Plus largement, ce que refusent ces directions, c’est d’isoler le gouvernement en boycottant les innombrables concertations en cours (UNEDIC, PPCR, etc.) qui légitiment la politique du Pouvoir ; c’est que soit infligée une défaite majeure au gouvernement, pouvant entraîner sa chute.
Or, c’est ce que voulaient et veulent les salariés et la jeunesse, et qui peut unifier leur combat.
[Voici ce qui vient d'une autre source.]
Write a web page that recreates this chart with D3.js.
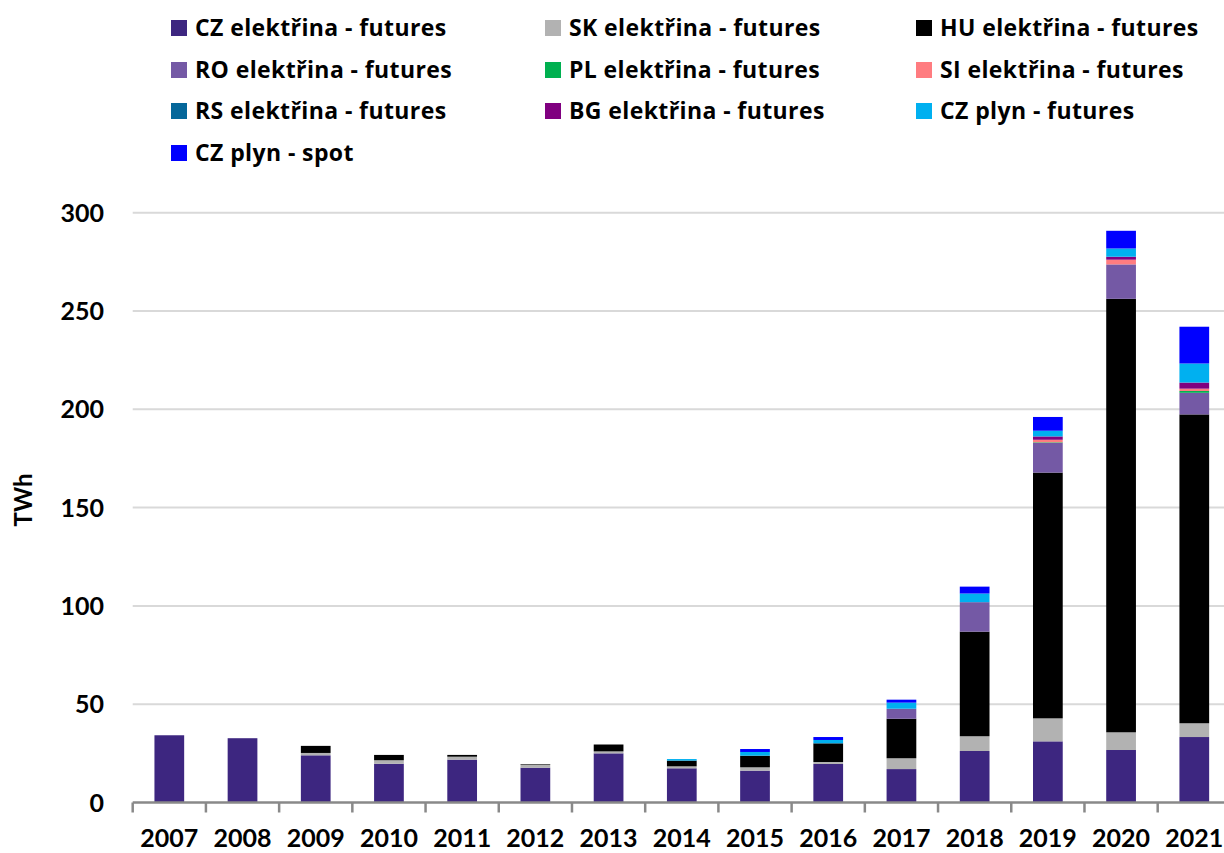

On comprend pourquoi, dès que la mobilisation a paru s’essouffler, au soir du 1er mai, les dirigeants de FO et de la CGT sont revenus à leur politique initiale : J.C. Mailly cesse alors de revendiquer le « retrait » du projet de loi, préférant observer qu’il y a eu des amendements à la loi après les mobilisations du 9 et du 31 mars « mais pour nous, c’est encore insuffisant ».
Quant à Philippe Martinez, s’il parle encore, pour quelques jours, de « retrait », il insiste de plus en plus sur les « propositions » de la CGT « que nous devons porter plus fort, en nous appuyant sur des éléments qui existent dans la loi. Je fais par exemple référence à la sécurité sociale professionnelle, qui pourrait nourrir le compte personnel d’activité ». (L’Humanité, 12 mai) Le 30 mai, dans un débat avec Laurent Berger (CFDT), il dit seulement vouloir « rediscuter d’un certain nombre d’articles qui posent problème » et précise : « le CPA, tu sais très bien que la CGT est d’accord ; nous ce qu’on lui reproche, c’est qu’il n’y a pas grand-chose de nouveau ».
C’est la ligne des « nouveaux droits » dont la sécurité sociale professionnelle, une variante du CPA. C’est la ligne de l’aménagement des réformes, du dialogue social, celle qui prépare les plus grandes catastrophes pour les salariés, celle contre laquelle il faut combattre. Alors même que grèves et blocages ont rebondi en mai-juin, à la SNCF et dans les raffineries, puis parmi les éboueurs, demeure une impérieuse exigence : assez de dialogue social ! Boycott de toutes les concertations !
Cela passe par le combat au sein des syndicats et par des assemblées générales élisant des délégués, vers de véritables coordinations, tant pour définir les revendications que pour organiser l’action.